The Greeks adorned battleships, statues and buildings with this combination of damar resin, beeswax and pigment.
Beeswax encaustic holds colour and, like oil painting, if an artist isn’t happy with what they have done, they can scrape back and work in layers over the top of a painting. Almost like the formation of a landscape.
At The Scottish Gallery in Edinburgh, Yntema presents a series of her atmospheric works.
Yntema, who is based in Brussels, has been visiting Scotland since 2000. These serene landscapes have been created following visits to Oban, Mull, Staffa, Fingal’s Cave, Fort William, Mallaig, Skye, Portree, Ullapool, Inverness, St Andrews, Perth and Edinburgh.
They are not place specific, but with titles such as Alternate Realms and As Day Begins, they create a mood of silent sublime airiness.
Yntema has injected a modern take by including photography; merging the digital with the ancient.
Yntema says: “My painting methods reflect the possibilities of layered histories: starting points, erasures and eradications through an accumulated language of restrained colour and line.

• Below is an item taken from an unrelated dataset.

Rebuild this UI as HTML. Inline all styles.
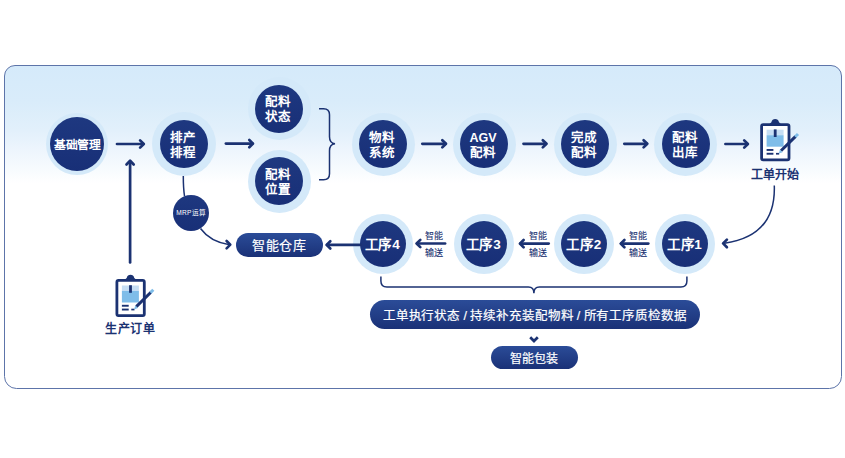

“My work has kept an awareness of nature close at hand. The more recent mixed media combination of painting and photography encompasses the tension between the traditional and technological.
“The process of making these images involves mixed media, with one technique obscuring another and the subject revealing itself at an enigmatic point.”
Janise Yntema: Where Sky Meets Earth is at The Scottish Gallery to Mar 25
The watercolours and sketches created in the trenches of the Western Front during the First World War by Poolewe-born artist Finlay Mackinnon (1863-1931) have gone on display for the first time at Gairloch Museum in Wester Ross.
Mackinnon captured the devastating scenes while serving with the 4th Seaforth Highlanders. Pauline Butler, who has worked behind the scenes to create the exhibition, will give a talk on the life and work of Mackinnon this Thursday at the gallery.